--- start ---

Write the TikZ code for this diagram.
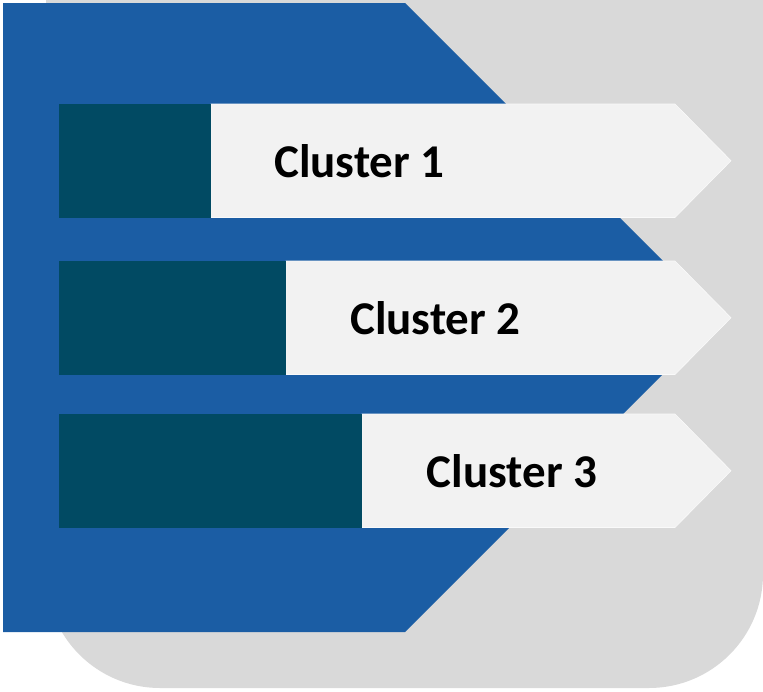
\documentclass[tikz,border=0pt]{standalone}
\usepackage{fontspec}
\setmainfont{Carlito}
\definecolor{backgray}{HTML}{D9D9D9}
\definecolor{chevblue}{HTML}{1B5DA4}
\definecolor{barteal}{HTML}{014A63}
\definecolor{tabgray}{HTML}{F2F2F2}
\tikzset{
  panel/.style={fill=backgray, draw=none},
  chevron/.style={fill=chevblue, draw=none},
  tab/.style={fill=tabgray, draw=white!60!tabgray, line width=0.6pt},
  bar/.style={fill=barteal, draw=none},
  label/.style={font=\bfseries\fontsize{47}{50}\selectfont, text=black, anchor=base, inner sep=0pt}
}
\begin{document}
\begin{tikzpicture}[x=1pt, y=-1pt]
  \useasboundingbox (0,0) rectangle (763,691);
  % grey backing panel with rounded lower corners
  \fill[panel] (46,0) -- (763,0) -- (763,574)
    arc[start angle=0, end angle=90, radius=114] -- (160,688)
    arc[start angle=90, end angle=180, radius=114] -- cycle;
  % blue chevron
  \fill[chevron] (3,3) -- (405,3) -- (719.5,317.5) -- (405,632) -- (3,632) -- cycle;
  % rows: light arrow tab, teal progress bar, caption
  \foreach \top/\barend/\cx/\name/\txt in {104/211/359.5/one/Cluster 1, 261/286/435.5/two/Cluster 2, 414/362/512/three/Cluster 3}{
    \pgfmathsetmacro{\bot}{\top+113.5}
    \pgfmathsetmacro{\mid}{\top+56.75}
    \filldraw[tab] (\barend,\top) -- (675,\top) -- (731,\mid) -- (675,\bot) -- (\barend,\bot) -- cycle;
    \fill[bar] (59,\top) rectangle (\barend,\bot);
    \node[label] (\name) at (\cx,\top+73) {\txt};
  }
\end{tikzpicture}
\end{document}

--- end ---

Stated goal
Your task is to repeat the data above exactly while excluding the pictures.

The solution
Write the TikZ code for this diagram.
\documentclass[tikz,border=0pt]{standalone}
\usepackage{fontspec}
\setmainfont{Carlito}
\definecolor{backgray}{HTML}{D9D9D9}
\definecolor{chevblue}{HTML}{1B5DA4}
\definecolor{barteal}{HTML}{014A63}
\definecolor{tabgray}{HTML}{F2F2F2}
\tikzset{
  panel/.style={fill=backgray, draw=none},
  chevron/.style={fill=chevblue, draw=none},
  tab/.style={fill=tabgray, draw=white!60!tabgray, line width=0.6pt},
  bar/.style={fill=barteal, draw=none},
  label/.style={font=\bfseries\fontsize{47}{50}\selectfont, text=black, anchor=base, inner sep=0pt}
}
\begin{document}
\begin{tikzpicture}[x=1pt, y=-1pt]
  \useasboundingbox (0,0) rectangle (763,691);
  % grey backing panel with rounded lower corners
  \fill[panel] (46,0) -- (763,0) -- (763,574)
    arc[start angle=0, end angle=90, radius=114] -- (160,688)
    arc[start angle=90, end angle=180, radius=114] -- cycle;
  % blue chevron
  \fill[chevron] (3,3) -- (405,3) -- (719.5,317.5) -- (405,632) -- (3,632) -- cycle;
  % rows: light arrow tab, teal progress bar, caption
  \foreach \top/\barend/\cx/\name/\txt in {104/211/359.5/one/Cluster 1, 261/286/435.5/two/Cluster 2, 414/362/512/three/Cluster 3}{
    \pgfmathsetmacro{\bot}{\top+113.5}
    \pgfmathsetmacro{\mid}{\top+56.75}
    \filldraw[tab] (\barend,\top) -- (675,\top) -- (731,\mid) -- (675,\bot) -- (\barend,\bot) -- cycle;
    \fill[bar] (59,\top) rectangle (\barend,\bot);
    \node[label] (\name) at (\cx,\top+73) {\txt};
  }
\end{tikzpicture}
\end{document}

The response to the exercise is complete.